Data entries

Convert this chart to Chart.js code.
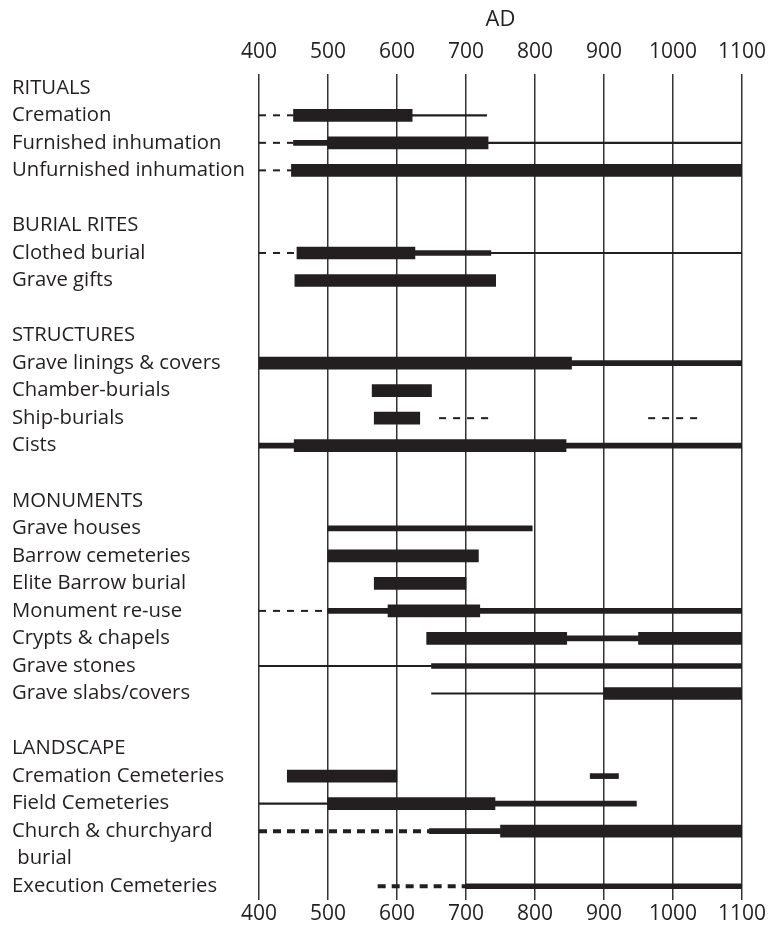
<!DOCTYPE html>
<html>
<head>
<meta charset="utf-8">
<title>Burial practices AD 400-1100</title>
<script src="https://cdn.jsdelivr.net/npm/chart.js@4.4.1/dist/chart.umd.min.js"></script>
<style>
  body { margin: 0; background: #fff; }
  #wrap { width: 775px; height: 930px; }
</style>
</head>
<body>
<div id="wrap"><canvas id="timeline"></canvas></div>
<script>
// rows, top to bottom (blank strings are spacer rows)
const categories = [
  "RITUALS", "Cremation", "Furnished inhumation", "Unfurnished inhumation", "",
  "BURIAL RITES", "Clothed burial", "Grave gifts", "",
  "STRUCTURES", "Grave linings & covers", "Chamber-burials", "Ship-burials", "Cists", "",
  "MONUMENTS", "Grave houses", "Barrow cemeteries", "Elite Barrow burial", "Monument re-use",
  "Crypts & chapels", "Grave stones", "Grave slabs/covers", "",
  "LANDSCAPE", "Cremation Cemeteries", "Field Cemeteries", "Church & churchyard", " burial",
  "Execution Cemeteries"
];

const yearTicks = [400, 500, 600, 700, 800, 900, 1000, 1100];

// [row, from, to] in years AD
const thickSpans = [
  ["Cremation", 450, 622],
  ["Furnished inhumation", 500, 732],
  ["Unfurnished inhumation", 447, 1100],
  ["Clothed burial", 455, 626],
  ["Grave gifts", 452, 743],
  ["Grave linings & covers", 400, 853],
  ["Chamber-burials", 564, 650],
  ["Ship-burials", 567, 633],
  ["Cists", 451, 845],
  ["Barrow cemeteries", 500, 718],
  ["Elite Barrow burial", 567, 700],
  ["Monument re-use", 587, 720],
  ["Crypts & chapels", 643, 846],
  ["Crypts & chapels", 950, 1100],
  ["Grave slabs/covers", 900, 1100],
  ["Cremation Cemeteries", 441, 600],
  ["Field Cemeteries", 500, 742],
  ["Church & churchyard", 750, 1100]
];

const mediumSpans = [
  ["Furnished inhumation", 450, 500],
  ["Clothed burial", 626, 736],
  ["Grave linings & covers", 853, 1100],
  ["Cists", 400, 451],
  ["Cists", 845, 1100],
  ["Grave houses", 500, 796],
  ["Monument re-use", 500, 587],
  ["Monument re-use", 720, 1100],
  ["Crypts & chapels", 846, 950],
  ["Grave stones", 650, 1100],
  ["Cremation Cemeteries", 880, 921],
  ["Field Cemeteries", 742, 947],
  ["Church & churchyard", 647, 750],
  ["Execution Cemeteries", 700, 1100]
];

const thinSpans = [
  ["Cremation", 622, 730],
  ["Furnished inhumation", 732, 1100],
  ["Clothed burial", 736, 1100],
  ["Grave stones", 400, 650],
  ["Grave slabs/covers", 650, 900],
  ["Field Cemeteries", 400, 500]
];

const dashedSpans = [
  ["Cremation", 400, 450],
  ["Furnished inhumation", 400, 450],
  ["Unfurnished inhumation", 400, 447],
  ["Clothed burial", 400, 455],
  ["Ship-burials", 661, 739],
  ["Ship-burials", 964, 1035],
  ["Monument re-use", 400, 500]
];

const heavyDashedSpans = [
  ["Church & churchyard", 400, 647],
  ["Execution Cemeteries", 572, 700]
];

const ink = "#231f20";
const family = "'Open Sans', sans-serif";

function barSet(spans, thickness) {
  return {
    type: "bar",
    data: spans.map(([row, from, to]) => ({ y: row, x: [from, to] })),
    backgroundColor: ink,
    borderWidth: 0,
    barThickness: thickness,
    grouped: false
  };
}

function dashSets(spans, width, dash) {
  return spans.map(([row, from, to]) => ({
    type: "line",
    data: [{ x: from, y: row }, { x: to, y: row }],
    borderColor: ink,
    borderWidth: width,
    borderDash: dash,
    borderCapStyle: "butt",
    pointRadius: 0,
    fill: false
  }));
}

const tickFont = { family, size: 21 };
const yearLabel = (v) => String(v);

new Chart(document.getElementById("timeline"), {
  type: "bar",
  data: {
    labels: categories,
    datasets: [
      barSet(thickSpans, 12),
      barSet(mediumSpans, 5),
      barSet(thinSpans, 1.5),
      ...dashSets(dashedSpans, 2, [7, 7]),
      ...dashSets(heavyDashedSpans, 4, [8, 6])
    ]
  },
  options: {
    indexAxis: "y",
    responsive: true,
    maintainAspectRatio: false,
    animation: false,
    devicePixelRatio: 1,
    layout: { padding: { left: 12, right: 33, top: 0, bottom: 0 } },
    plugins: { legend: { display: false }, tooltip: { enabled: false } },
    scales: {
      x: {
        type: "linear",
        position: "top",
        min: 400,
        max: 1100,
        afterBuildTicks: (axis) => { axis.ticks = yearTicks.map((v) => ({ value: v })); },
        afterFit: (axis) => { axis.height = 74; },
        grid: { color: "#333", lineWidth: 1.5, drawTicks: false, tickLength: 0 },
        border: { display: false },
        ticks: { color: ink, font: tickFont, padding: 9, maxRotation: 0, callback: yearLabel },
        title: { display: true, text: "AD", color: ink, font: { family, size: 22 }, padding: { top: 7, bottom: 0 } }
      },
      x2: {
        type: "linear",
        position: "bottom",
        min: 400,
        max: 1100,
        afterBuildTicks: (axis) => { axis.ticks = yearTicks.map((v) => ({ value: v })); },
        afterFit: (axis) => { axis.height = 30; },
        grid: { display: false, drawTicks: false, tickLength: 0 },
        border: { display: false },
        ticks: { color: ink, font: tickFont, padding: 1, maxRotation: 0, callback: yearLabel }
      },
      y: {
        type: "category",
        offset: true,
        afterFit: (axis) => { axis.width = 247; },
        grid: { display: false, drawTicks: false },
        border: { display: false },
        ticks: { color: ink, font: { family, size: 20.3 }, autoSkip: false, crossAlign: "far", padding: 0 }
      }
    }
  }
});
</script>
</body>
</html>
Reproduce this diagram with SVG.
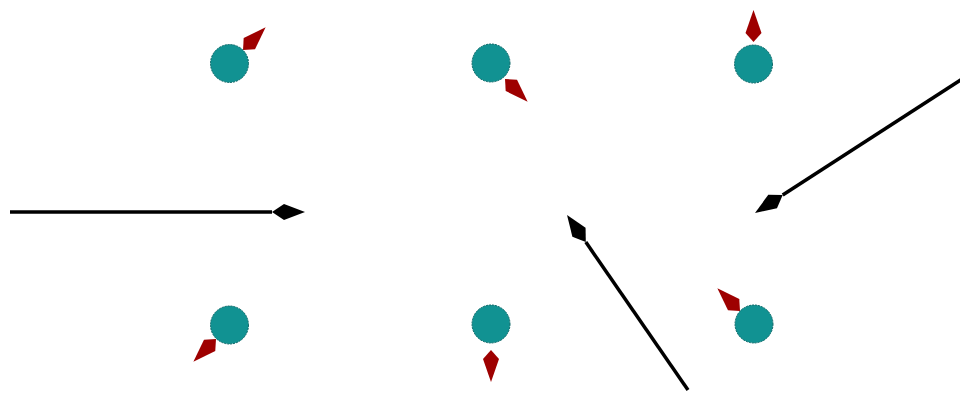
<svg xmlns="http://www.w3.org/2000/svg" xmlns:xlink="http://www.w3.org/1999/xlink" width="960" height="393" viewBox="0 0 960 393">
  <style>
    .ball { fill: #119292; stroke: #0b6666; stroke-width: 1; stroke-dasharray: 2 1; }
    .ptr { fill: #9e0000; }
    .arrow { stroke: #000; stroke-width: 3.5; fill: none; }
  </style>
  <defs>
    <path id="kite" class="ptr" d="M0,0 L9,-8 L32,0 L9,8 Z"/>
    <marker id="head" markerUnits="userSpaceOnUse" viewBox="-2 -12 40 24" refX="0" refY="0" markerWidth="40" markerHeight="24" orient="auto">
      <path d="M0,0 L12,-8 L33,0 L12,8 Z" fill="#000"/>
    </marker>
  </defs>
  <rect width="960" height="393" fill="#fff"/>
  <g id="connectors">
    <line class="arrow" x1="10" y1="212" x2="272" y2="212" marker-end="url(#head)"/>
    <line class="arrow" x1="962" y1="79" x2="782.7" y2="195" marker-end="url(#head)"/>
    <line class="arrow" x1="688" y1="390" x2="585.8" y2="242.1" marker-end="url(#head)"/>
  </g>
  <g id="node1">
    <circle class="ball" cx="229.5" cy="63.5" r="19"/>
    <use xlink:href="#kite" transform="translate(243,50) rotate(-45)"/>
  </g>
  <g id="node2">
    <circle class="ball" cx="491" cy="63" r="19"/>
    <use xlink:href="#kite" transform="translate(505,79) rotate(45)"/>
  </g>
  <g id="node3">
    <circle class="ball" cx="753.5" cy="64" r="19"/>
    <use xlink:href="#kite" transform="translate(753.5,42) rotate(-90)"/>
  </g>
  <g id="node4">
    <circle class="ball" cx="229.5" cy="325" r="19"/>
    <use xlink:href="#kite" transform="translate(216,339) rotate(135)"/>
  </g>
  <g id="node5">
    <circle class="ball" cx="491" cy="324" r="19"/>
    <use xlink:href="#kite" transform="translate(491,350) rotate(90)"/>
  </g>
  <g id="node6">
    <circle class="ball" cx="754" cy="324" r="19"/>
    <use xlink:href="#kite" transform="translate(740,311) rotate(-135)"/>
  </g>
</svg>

Exercise task
Repeat the listing above from its first line through the line that contains "const yearTicks = [400, 500, 600, 700, 800, 900, 1000, 1100];", both included, and nothing more. Drop the pictures.

Response to the task
Convert this chart to Chart.js code.
<!DOCTYPE html>
<html>
<head>
<meta charset="utf-8">
<title>Burial practices AD 400-1100</title>
<script src="https://cdn.jsdelivr.net/npm/chart.js@4.4.1/dist/chart.umd.min.js"></script>
<style>
  body { margin: 0; background: #fff; }
  #wrap { width: 775px; height: 930px; }
</style>
</head>
<body>
<div id="wrap"><canvas id="timeline"></canvas></div>
<script>
// rows, top to bottom (blank strings are spacer rows)
const categories = [
  "RITUALS", "Cremation", "Furnished inhumation", "Unfurnished inhumation", "",
  "BURIAL RITES", "Clothed burial", "Grave gifts", "",
  "STRUCTURES", "Grave linings & covers", "Chamber-burials", "Ship-burials", "Cists", "",
  "MONUMENTS", "Grave houses", "Barrow cemeteries", "Elite Barrow burial", "Monument re-use",
  "Crypts & chapels", "Grave stones", "Grave slabs/covers", "",
  "LANDSCAPE", "Cremation Cemeteries", "Field Cemeteries", "Church & churchyard", " burial",
  "Execution Cemeteries"
];

const yearTicks = [400, 500, 600, 700, 800, 900, 1000, 1100];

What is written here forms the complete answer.